It has been a tough two or three years for companies in the import/export business or transportation sector. World trade saw a major dip in 2009 – The united nations Conference on Trade and Development (UNCTAD) described it as an unprecedented trade contraction, revealing that merchandise exports dropped about seven times more rapidly than global gross domestic product.
- International seaborne trade contracted by 4.5% in 2009 and fell below 2007 levels from the all-time high attained in 20081.
- estimates put total seaborne trade during 2009 at 7.84 billion tons, according to the UNCTAD Review.1
The World Trade Organization (WTO) said that the global economic crisis in 2009 caused a 12.2% contraction in the volume of global trade — the largest decline since World War II.2
- The value of world merchandise exports fell 23% to USD 12.15 trillion in 2009, while world commercial services exports declined 13% to USD 3.31 trillion.
Recovery in 2010
But there was a good recovery in 2010. According to WTO figures, the volume of exports in 2010 rose by a record breaking 14.5% (the fastest growth since records began in 1950), enabling world trade to recover to its pre-crisis level but not its long-term trend. Developed economies recorded export growth of nearly 13% in 2010, compared to a 16.5% average increase in the rest of the world.3
Announcing the figures in April 2011, the Director-General of the WTO, Pascal Lamy, said: “The figures show how trade has helped the world escape recession in 2010. However, the hangover from the financial crisis is still with us.” WTO economists forecast that world trade growth should settle to a more modest 6.5% expansion in 2011.
Cautious optimism for the future
While there is no tangible ‘feel good factor’ in the import/ export trades, since 1 January 2011 we have seen cautious optimism in Europe in terms of turnovers – customers are talking about modest increases, but they are still very small and certainly not yet back to the levels pre-crisis. This is inline with forecasts from UNCTAD that the shipping industry and seaborne trade are recovering, but it will take beyond 2011 to return to 2009 levels.
Asia: the engine room for world trade growth
Despite the economic downturn, Asia is still driving global trade. Asia exhibited the fastest real export growth of any region in 2010 with an increase of 23.1%. This was led by China and Japan, whose shipments to the rest of the world each rose roughly 28%. In 2010, China overtook Germany as the world’s leading merchandise exporter, accounting for almost 10% of world exports, and is now second to the US on the import side, accounting for 8% of world merchandise imports according to WTO fi gures.2 The growth is particularly in infrastructure projects – Indonesia, Thailand, and China are all ploughing billions of dollars into their infrastructures – building power stations, bridges, and roads. And naturally, it has an impact on cargo transportation.

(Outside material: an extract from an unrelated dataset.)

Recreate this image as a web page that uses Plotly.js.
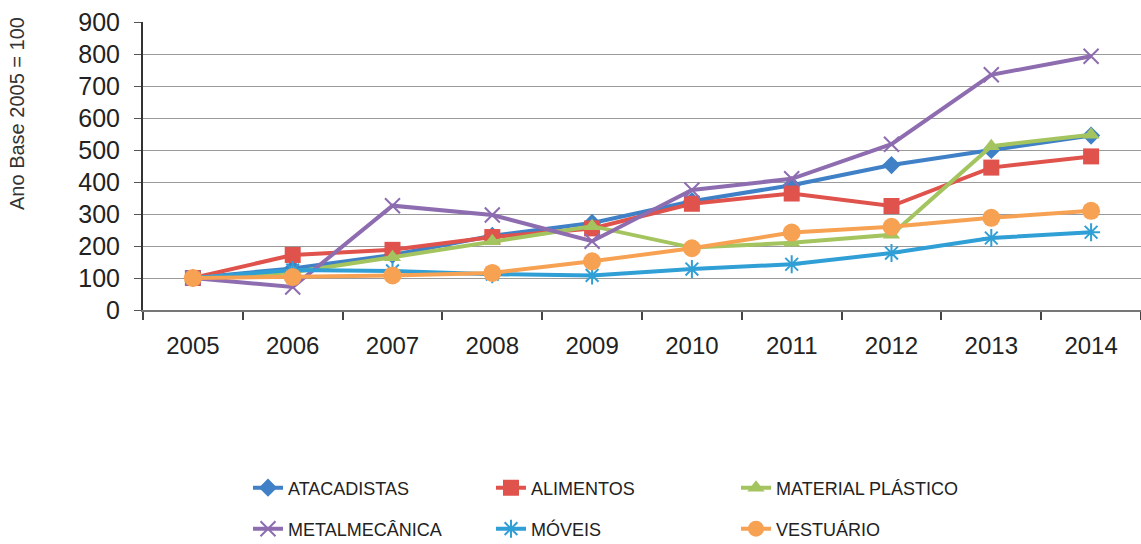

Commodities and hi-tech products
As well as infrastructure projects, there is also a focus on commodities. There are huge amounts of hard commodities – iron ore, steel, coal – moving into the Asian region from Australia, India, and South America. And then there are a lot of finished products being produced by China, Taiwan, Korea and Japan and exported outwards, such as hi-tech products like smart phones, portable media players and 3D TVs. The entire Asian region is continuing to see high levels of trade, both import and export: the raw materials being imported and the finished products being exported.
Effects of the downturn
The economic downturn has had a major effect on companies in the import/export business or transportation sector, not least the decline in demand for goods which saw trade levels fall globally. But the downturn has also resulted in cost-cutting across the sector. This has impacted crewing levels and quality of crews, and resulted in reduced investment, if any at all, in training, vessel maintenance, logistics quality and risk engineering. As the recovery proceeds, all of these areas will require additional investment to ensure that losses and delays are kept to a minimum.
Despite the temporary impact of the economic downturn, globalization continues apace. More and more companies find themselves looking to overseas markets, either to sell their products or to import goods or commodities. This creates new challenges for companies in terms of unfamiliar territories, changes in where the suppliers and markets are, and of course logistics.
One of the biggest challenges is ensuring the efficiency and strength of the supply chain. Breaks in the supply chain can be costly and impact on profits. There is a much greater risk of this where global trade results in an extended supply chain. As a result, active supply chain management is increasingly necessary to ensure that weak spots are identified, alternatives prepared, and business interruptions minimized.